Editor's Note - 6 February 2014

By Drum Digital
31 January 2014

When death comes knocking.

WE recently lost one of our most loved and admired talents – Lesego Motsepe – at the tender age of 39.

Her passing made me realise two things: firstly, that no one can predict how another person will leave this earth, and secondly, just how brave Lesego was.

Lesego chose to confront her condition in her own way, with her own convictions, guided by what she felt was right for her. That takes courage.

Everyone seems to have an opinion on how people who live with HIV should act, and what they should take.

Lesego educated herself on her condition and lived the best way she knew possible. May her beautiful soul rest in peace.

In a school in Limpopo, learners, some as young as five, have to walk some distance away from the school yard parameters to relieve themselves in a latrine toilet with rusted corrugated steel sheets as seats and shelters.

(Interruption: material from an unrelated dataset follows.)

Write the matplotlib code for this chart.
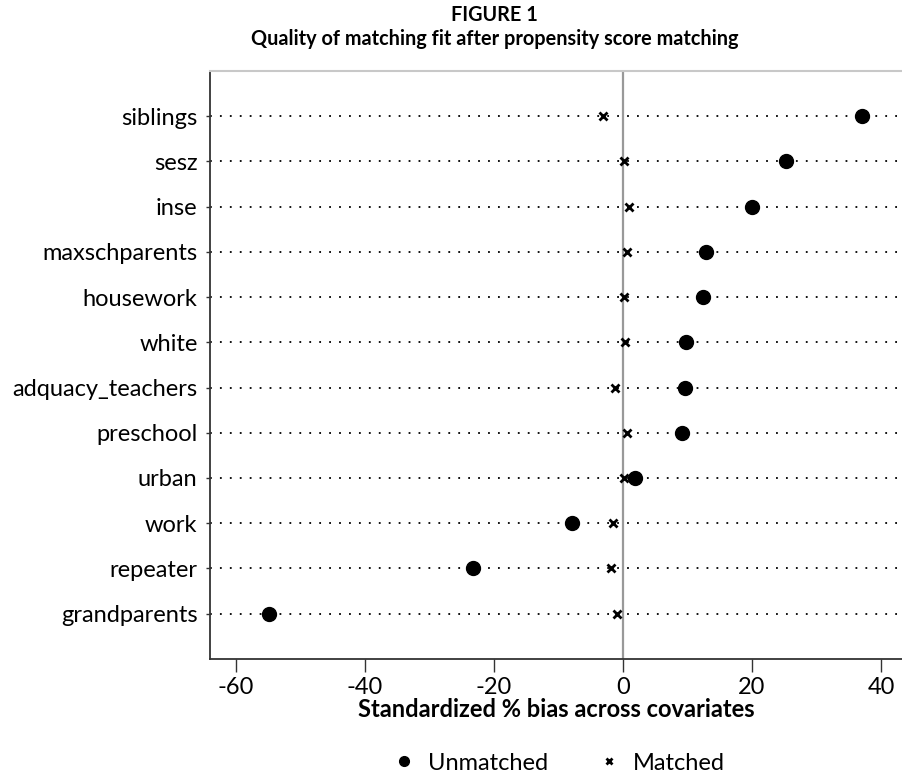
import matplotlib
matplotlib.use('Agg')
from matplotlib import pyplot as plt
from matplotlib.lines import Line2D

plt.rcParams['font.family'] = ['Lato', 'DejaVu Sans']

covariates = ['siblings', 'sesz', 'inse', 'maxschparents', 'housework', 'white',
              'adquacy_teachers', 'preschool', 'urban', 'work', 'repeater', 'grandparents']
unmatched = [37.0, 25.3, 20.0, 12.8, 12.4, 9.7, 9.6, 9.2, 1.9, -7.9, -23.3, -54.9]
matched = [-3.1, 0.2, 0.9, 0.6, 0.1, 0.3, -1.2, 0.6, 0.2, -1.5, -1.9, -0.9]
xticks = [-60, -40, -20, 0, 20, 40]

n = len(covariates)
ypos = [n - i for i in range(n)]

fig = plt.figure(figsize=(9.03, 7.78), dpi=100)
ax = fig.add_axes([0.2326, 0.153, 0.7674, 0.756])

for y in ypos:
    ax.axhline(y, color='black', linestyle=(0, (1, 4.5)), linewidth=1.3, zorder=1)
ax.axvline(0, color='#999999', linewidth=1.6, zorder=2)

ax.plot(unmatched, ypos, 'o', color='black', markersize=10, linestyle='none', zorder=3)
ax.plot(matched, ypos, 'x', color='black', markersize=6, markeredgewidth=2, linestyle='none', zorder=3)

ax.set_xlim(-64, 43.4)
ax.set_ylim(0, n + 1)
ax.set_yticks(ypos)
ax.set_yticklabels(covariates, fontsize=17)
ax.set_xticks(xticks)
ax.set_xticklabels([str(t) for t in xticks], fontsize=17)
ax.tick_params(axis='x', length=9, width=1, color='#333333', pad=4)
ax.tick_params(axis='y', length=3, width=1, color='#333333', pad=6)

ax.spines['right'].set_visible(False)
ax.spines['top'].set_color('#c8c8c8')
ax.spines['top'].set_linewidth(1.5)
ax.spines['left'].set_color('#333333')
ax.spines['bottom'].set_color('#333333')
ax.spines['left'].set_linewidth(1.3)
ax.spines['bottom'].set_linewidth(1.3)

ax.set_xlabel('Standardized % bias across covariates', fontsize=17, fontweight='bold', labelpad=0)

handles = [Line2D([], [], marker='o', color='black', linestyle='none', markersize=7),
           Line2D([], [], marker='x', color='black', linestyle='none', markersize=5, markeredgewidth=2)]
fig.legend(handles, ['Unmatched', 'Matched'], loc='center', bbox_to_anchor=(0.62, 0.019),
           ncol=2, frameon=False, fontsize=17, handlelength=0.8, handletextpad=0.6, columnspacing=2.2)

fig.text(0.548, 0.981, 'FIGURE 1', ha='center', va='center', fontsize=14.3, fontweight='bold')
fig.text(0.548, 0.950, 'Quality of matching fit after propensity score matching', ha='center', va='center',
         fontsize=14.3, fontweight='bold')

fig.savefig('out.png', dpi=100)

The school’s teachers, however, use toilets inside the school yard, and although they are also latrines, theirs have brick walls and proper seats.

What’s wrong with this picture?

In addition to the horrific fact of having to use pit toilets, why are young children having to leave the school’s premises to go to the toilet?

And why are they unsupervised?

What happened to six-year-old Grade R learner Michael Komape, who drowned after falling into one of these toilets with its rusty corrugated iron seat, is unacceptable (see our story on page 18).

Why, after 20 years of freedom, are our people still subjected to these inhumane conditions? It’s unacceptable.

Now the Limpopo Department of Education has promised to build new flushable toilets. It’s a pity a six-year-old had to die before they decided to eradicate latrines.